§ **Aim**
Retype the data that follows line by line, exactly, and leave its pictures out.

§ **Supplied material**

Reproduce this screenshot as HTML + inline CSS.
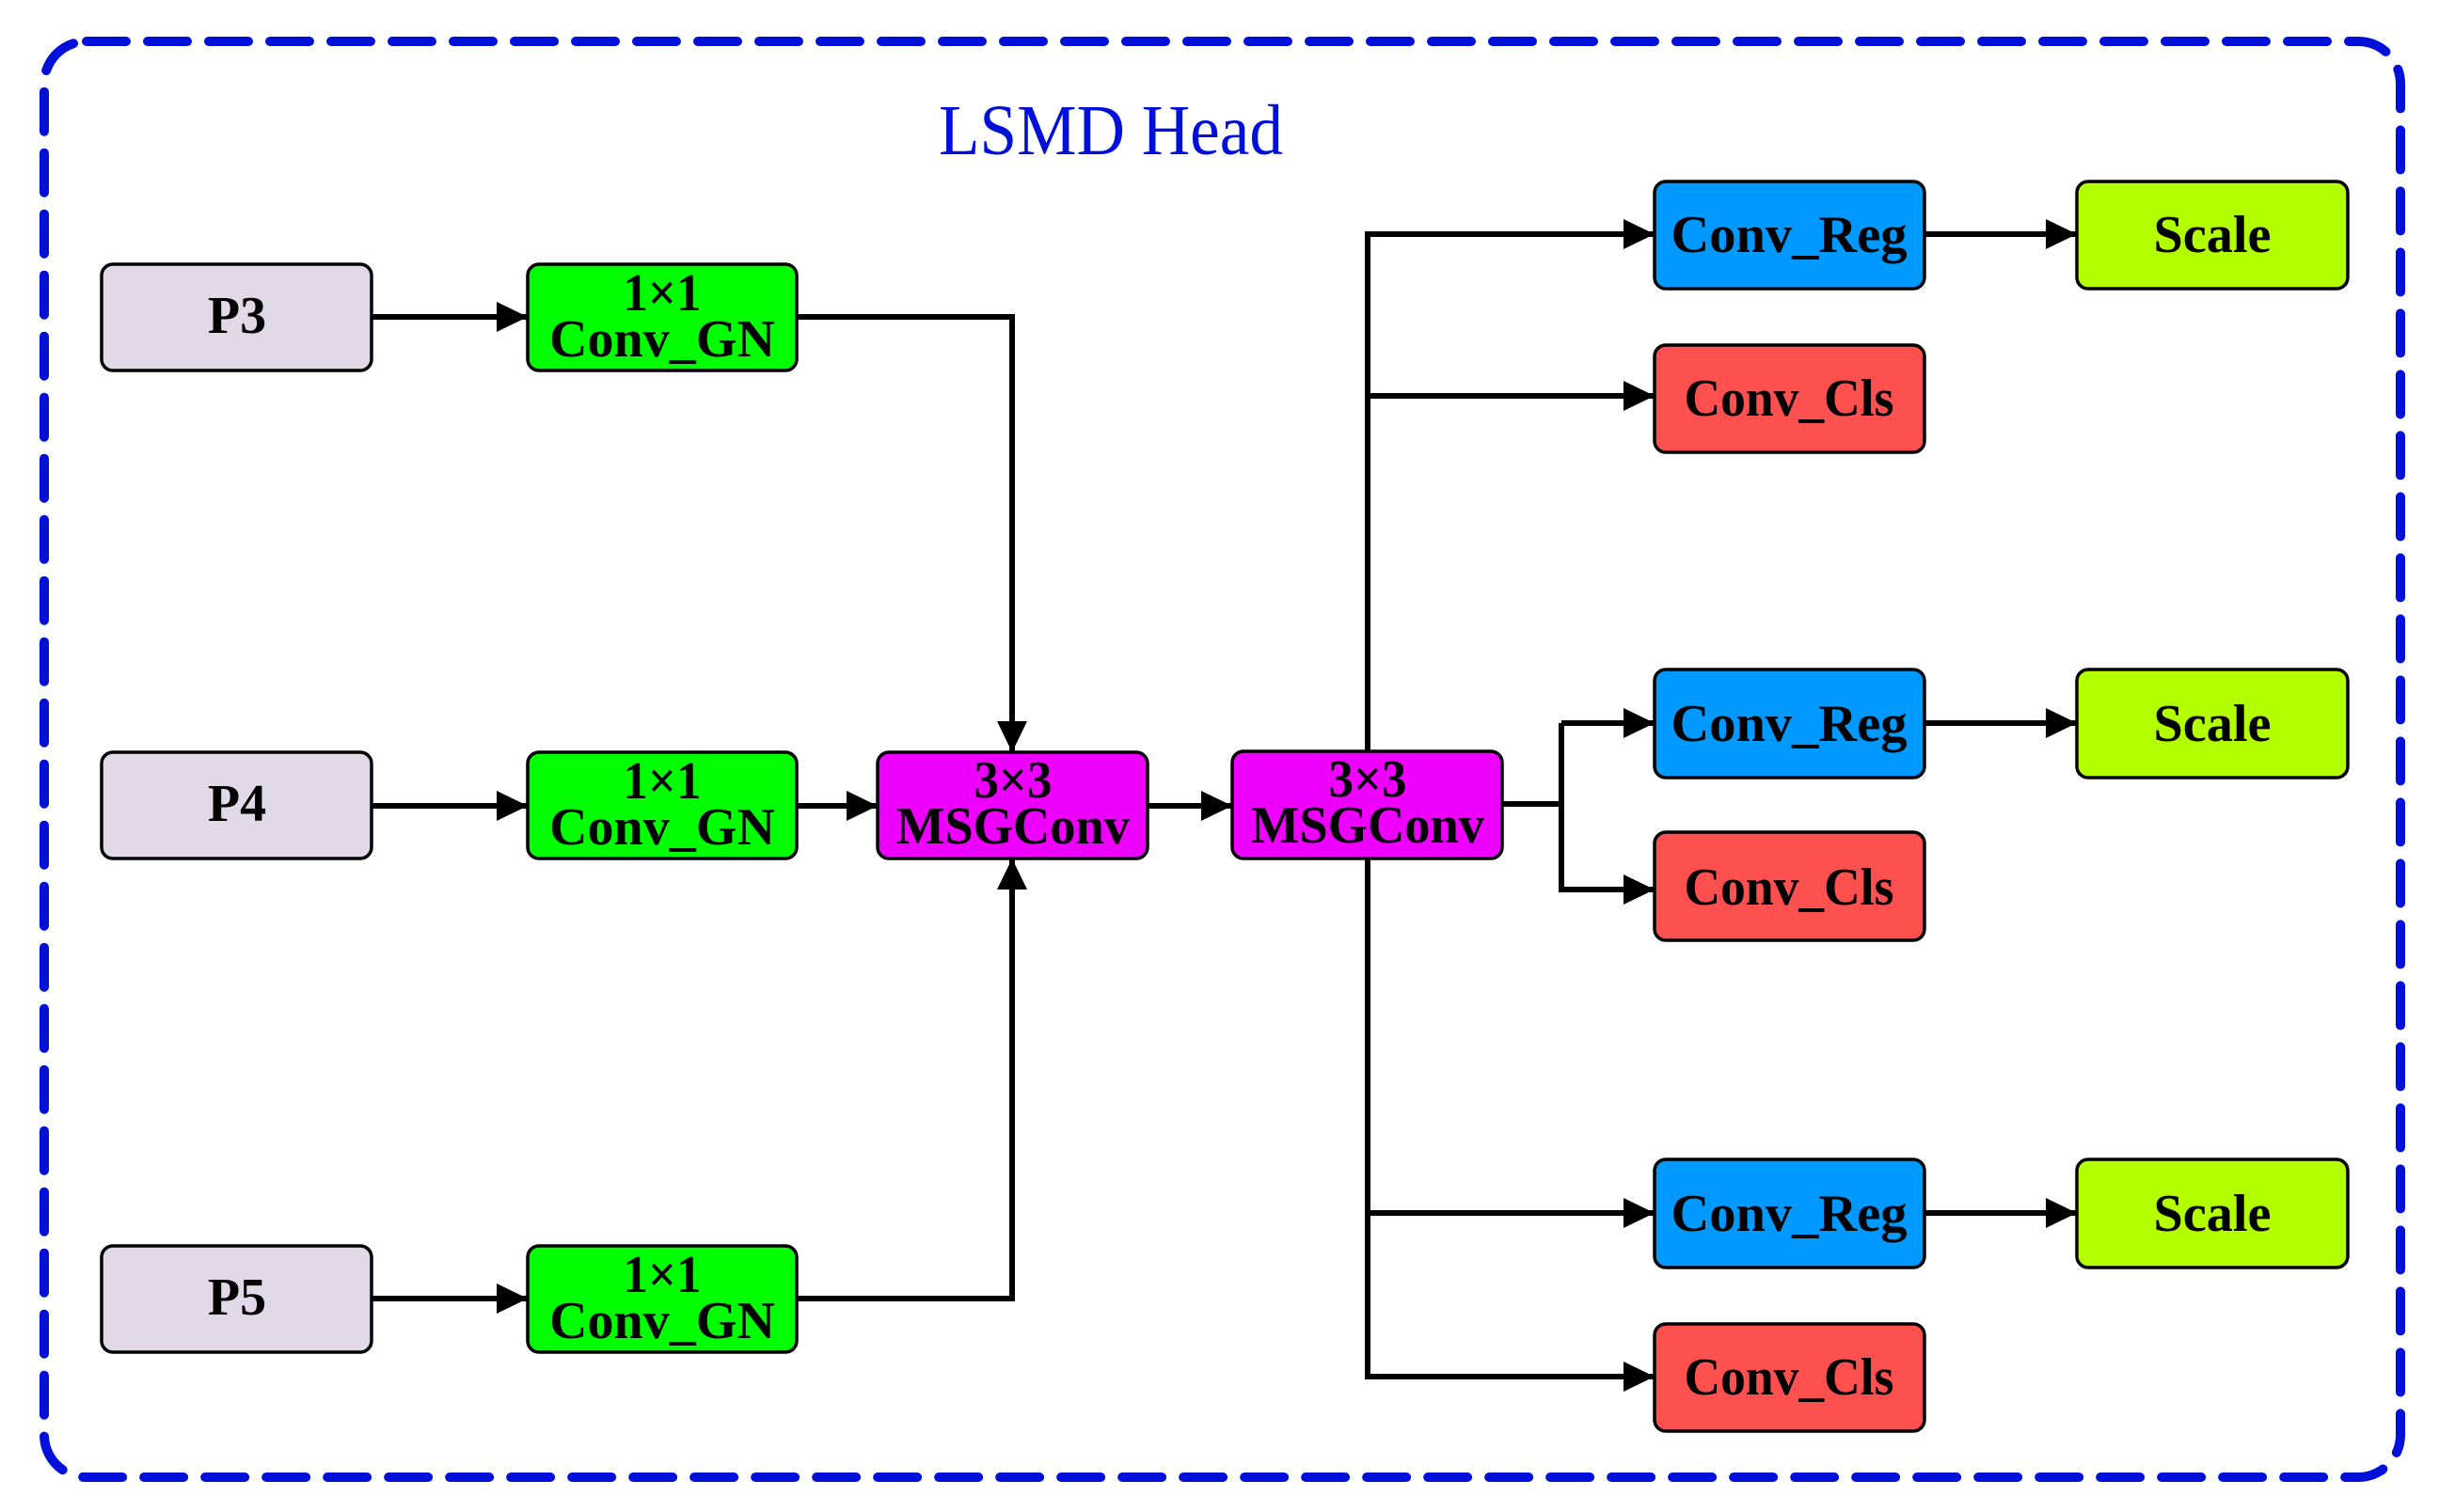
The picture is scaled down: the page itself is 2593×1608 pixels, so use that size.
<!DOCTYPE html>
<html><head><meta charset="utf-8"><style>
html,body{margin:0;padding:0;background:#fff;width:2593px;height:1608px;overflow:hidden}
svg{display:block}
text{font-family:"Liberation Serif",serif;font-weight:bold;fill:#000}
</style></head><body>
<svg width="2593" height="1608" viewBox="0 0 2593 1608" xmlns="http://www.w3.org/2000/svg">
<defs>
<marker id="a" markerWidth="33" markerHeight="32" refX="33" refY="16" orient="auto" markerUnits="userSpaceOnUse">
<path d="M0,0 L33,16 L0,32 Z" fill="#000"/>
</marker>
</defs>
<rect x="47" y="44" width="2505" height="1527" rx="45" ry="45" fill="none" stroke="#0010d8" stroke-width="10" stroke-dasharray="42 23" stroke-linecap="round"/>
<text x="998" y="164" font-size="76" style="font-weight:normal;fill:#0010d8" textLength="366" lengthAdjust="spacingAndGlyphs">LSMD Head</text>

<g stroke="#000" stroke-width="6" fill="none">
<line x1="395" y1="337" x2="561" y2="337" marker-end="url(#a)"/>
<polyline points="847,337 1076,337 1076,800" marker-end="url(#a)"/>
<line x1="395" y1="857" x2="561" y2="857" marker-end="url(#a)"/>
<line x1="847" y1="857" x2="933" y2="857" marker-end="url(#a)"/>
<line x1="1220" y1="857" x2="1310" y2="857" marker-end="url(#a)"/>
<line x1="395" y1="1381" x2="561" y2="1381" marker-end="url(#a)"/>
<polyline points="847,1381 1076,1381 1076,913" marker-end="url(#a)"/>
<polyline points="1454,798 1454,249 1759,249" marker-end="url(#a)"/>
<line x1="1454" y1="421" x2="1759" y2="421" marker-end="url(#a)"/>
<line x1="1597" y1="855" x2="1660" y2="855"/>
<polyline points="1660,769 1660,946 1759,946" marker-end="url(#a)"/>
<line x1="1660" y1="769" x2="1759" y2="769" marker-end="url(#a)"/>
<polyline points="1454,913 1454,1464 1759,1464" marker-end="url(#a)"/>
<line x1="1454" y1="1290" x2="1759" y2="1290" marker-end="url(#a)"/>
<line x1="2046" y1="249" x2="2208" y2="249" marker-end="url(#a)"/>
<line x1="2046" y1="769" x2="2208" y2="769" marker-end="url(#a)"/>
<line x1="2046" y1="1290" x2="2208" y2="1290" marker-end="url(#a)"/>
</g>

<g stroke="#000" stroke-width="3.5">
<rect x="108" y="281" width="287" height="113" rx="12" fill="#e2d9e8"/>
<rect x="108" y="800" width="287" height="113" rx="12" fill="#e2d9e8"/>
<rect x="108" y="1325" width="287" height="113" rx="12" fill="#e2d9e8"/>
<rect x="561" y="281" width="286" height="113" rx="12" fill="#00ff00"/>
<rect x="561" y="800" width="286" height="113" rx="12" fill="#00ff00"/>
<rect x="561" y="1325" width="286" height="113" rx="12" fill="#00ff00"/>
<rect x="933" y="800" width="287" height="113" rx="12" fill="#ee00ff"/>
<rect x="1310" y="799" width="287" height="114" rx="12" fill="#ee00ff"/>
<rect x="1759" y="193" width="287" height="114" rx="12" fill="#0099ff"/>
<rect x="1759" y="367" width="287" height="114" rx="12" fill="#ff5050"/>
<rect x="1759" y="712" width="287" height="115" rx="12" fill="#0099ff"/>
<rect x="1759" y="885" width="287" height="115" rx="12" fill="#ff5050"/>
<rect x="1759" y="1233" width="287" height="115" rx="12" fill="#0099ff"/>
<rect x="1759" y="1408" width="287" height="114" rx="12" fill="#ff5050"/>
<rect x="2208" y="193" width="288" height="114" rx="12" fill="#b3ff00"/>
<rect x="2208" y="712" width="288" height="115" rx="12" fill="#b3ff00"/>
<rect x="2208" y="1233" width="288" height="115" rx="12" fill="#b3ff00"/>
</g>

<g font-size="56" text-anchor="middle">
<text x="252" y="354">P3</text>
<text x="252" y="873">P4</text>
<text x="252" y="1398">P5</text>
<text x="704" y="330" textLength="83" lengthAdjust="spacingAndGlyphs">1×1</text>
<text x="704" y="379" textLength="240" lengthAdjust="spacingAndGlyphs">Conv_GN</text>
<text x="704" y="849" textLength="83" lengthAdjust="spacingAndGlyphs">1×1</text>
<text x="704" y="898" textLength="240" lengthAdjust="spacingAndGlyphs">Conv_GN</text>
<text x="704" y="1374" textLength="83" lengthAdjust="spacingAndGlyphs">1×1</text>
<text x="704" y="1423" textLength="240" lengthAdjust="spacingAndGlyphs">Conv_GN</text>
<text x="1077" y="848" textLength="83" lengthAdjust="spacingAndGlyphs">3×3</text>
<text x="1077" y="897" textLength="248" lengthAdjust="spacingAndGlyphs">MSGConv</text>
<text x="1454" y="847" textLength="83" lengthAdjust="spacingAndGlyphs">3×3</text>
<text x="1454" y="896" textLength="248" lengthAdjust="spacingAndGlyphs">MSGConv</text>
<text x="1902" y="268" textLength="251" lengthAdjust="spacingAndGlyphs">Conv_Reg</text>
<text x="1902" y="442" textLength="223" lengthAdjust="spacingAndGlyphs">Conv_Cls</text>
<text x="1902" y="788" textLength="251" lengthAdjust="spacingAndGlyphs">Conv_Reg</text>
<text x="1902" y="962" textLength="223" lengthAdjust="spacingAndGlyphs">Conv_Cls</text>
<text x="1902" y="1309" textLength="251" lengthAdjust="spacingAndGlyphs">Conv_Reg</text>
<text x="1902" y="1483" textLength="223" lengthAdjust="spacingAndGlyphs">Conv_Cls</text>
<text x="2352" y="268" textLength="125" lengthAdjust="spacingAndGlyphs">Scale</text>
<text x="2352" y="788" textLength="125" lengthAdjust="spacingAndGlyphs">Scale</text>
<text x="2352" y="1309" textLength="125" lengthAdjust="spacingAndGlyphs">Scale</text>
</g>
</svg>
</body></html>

§ **Result below**
Reproduce this screenshot as HTML + inline CSS.
The picture is scaled down: the page itself is 2593×1608 pixels, so use that size.
<!DOCTYPE html>
<html><head><meta charset="utf-8"><style>
html,body{margin:0;padding:0;background:#fff;width:2593px;height:1608px;overflow:hidden}
svg{display:block}
text{font-family:"Liberation Serif",serif;font-weight:bold;fill:#000}
</style></head><body>
<svg width="2593" height="1608" viewBox="0 0 2593 1608" xmlns="http://www.w3.org/2000/svg">
<defs>
<marker id="a" markerWidth="33" markerHeight="32" refX="33" refY="16" orient="auto" markerUnits="userSpaceOnUse">
<path d="M0,0 L33,16 L0,32 Z" fill="#000"/>
</marker>
</defs>
<rect x="47" y="44" width="2505" height="1527" rx="45" ry="45" fill="none" stroke="#0010d8" stroke-width="10" stroke-dasharray="42 23" stroke-linecap="round"/>
<text x="998" y="164" font-size="76" style="font-weight:normal;fill:#0010d8" textLength="366" lengthAdjust="spacingAndGlyphs">LSMD Head</text>

<g stroke="#000" stroke-width="6" fill="none">
<line x1="395" y1="337" x2="561" y2="337" marker-end="url(#a)"/>
<polyline points="847,337 1076,337 1076,800" marker-end="url(#a)"/>
<line x1="395" y1="857" x2="561" y2="857" marker-end="url(#a)"/>
<line x1="847" y1="857" x2="933" y2="857" marker-end="url(#a)"/>
<line x1="1220" y1="857" x2="1310" y2="857" marker-end="url(#a)"/>
<line x1="395" y1="1381" x2="561" y2="1381" marker-end="url(#a)"/>
<polyline points="847,1381 1076,1381 1076,913" marker-end="url(#a)"/>
<polyline points="1454,798 1454,249 1759,249" marker-end="url(#a)"/>
<line x1="1454" y1="421" x2="1759" y2="421" marker-end="url(#a)"/>
<line x1="1597" y1="855" x2="1660" y2="855"/>
<polyline points="1660,769 1660,946 1759,946" marker-end="url(#a)"/>
<line x1="1660" y1="769" x2="1759" y2="769" marker-end="url(#a)"/>
<polyline points="1454,913 1454,1464 1759,1464" marker-end="url(#a)"/>
<line x1="1454" y1="1290" x2="1759" y2="1290" marker-end="url(#a)"/>
<line x1="2046" y1="249" x2="2208" y2="249" marker-end="url(#a)"/>
<line x1="2046" y1="769" x2="2208" y2="769" marker-end="url(#a)"/>
<line x1="2046" y1="1290" x2="2208" y2="1290" marker-end="url(#a)"/>
</g>

<g stroke="#000" stroke-width="3.5">
<rect x="108" y="281" width="287" height="113" rx="12" fill="#e2d9e8"/>
<rect x="108" y="800" width="287" height="113" rx="12" fill="#e2d9e8"/>
<rect x="108" y="1325" width="287" height="113" rx="12" fill="#e2d9e8"/>
<rect x="561" y="281" width="286" height="113" rx="12" fill="#00ff00"/>
<rect x="561" y="800" width="286" height="113" rx="12" fill="#00ff00"/>
<rect x="561" y="1325" width="286" height="113" rx="12" fill="#00ff00"/>
<rect x="933" y="800" width="287" height="113" rx="12" fill="#ee00ff"/>
<rect x="1310" y="799" width="287" height="114" rx="12" fill="#ee00ff"/>
<rect x="1759" y="193" width="287" height="114" rx="12" fill="#0099ff"/>
<rect x="1759" y="367" width="287" height="114" rx="12" fill="#ff5050"/>
<rect x="1759" y="712" width="287" height="115" rx="12" fill="#0099ff"/>
<rect x="1759" y="885" width="287" height="115" rx="12" fill="#ff5050"/>
<rect x="1759" y="1233" width="287" height="115" rx="12" fill="#0099ff"/>
<rect x="1759" y="1408" width="287" height="114" rx="12" fill="#ff5050"/>
<rect x="2208" y="193" width="288" height="114" rx="12" fill="#b3ff00"/>
<rect x="2208" y="712" width="288" height="115" rx="12" fill="#b3ff00"/>
<rect x="2208" y="1233" width="288" height="115" rx="12" fill="#b3ff00"/>
</g>

<g font-size="56" text-anchor="middle">
<text x="252" y="354">P3</text>
<text x="252" y="873">P4</text>
<text x="252" y="1398">P5</text>
<text x="704" y="330" textLength="83" lengthAdjust="spacingAndGlyphs">1×1</text>
<text x="704" y="379" textLength="240" lengthAdjust="spacingAndGlyphs">Conv_GN</text>
<text x="704" y="849" textLength="83" lengthAdjust="spacingAndGlyphs">1×1</text>
<text x="704" y="898" textLength="240" lengthAdjust="spacingAndGlyphs">Conv_GN</text>
<text x="704" y="1374" textLength="83" lengthAdjust="spacingAndGlyphs">1×1</text>
<text x="704" y="1423" textLength="240" lengthAdjust="spacingAndGlyphs">Conv_GN</text>
<text x="1077" y="848" textLength="83" lengthAdjust="spacingAndGlyphs">3×3</text>
<text x="1077" y="897" textLength="248" lengthAdjust="spacingAndGlyphs">MSGConv</text>
<text x="1454" y="847" textLength="83" lengthAdjust="spacingAndGlyphs">3×3</text>
<text x="1454" y="896" textLength="248" lengthAdjust="spacingAndGlyphs">MSGConv</text>
<text x="1902" y="268" textLength="251" lengthAdjust="spacingAndGlyphs">Conv_Reg</text>
<text x="1902" y="442" textLength="223" lengthAdjust="spacingAndGlyphs">Conv_Cls</text>
<text x="1902" y="788" textLength="251" lengthAdjust="spacingAndGlyphs">Conv_Reg</text>
<text x="1902" y="962" textLength="223" lengthAdjust="spacingAndGlyphs">Conv_Cls</text>
<text x="1902" y="1309" textLength="251" lengthAdjust="spacingAndGlyphs">Conv_Reg</text>
<text x="1902" y="1483" textLength="223" lengthAdjust="spacingAndGlyphs">Conv_Cls</text>
<text x="2352" y="268" textLength="125" lengthAdjust="spacingAndGlyphs">Scale</text>
<text x="2352" y="788" textLength="125" lengthAdjust="spacingAndGlyphs">Scale</text>
<text x="2352" y="1309" textLength="125" lengthAdjust="spacingAndGlyphs">Scale</text>
</g>
</svg>
</body></html>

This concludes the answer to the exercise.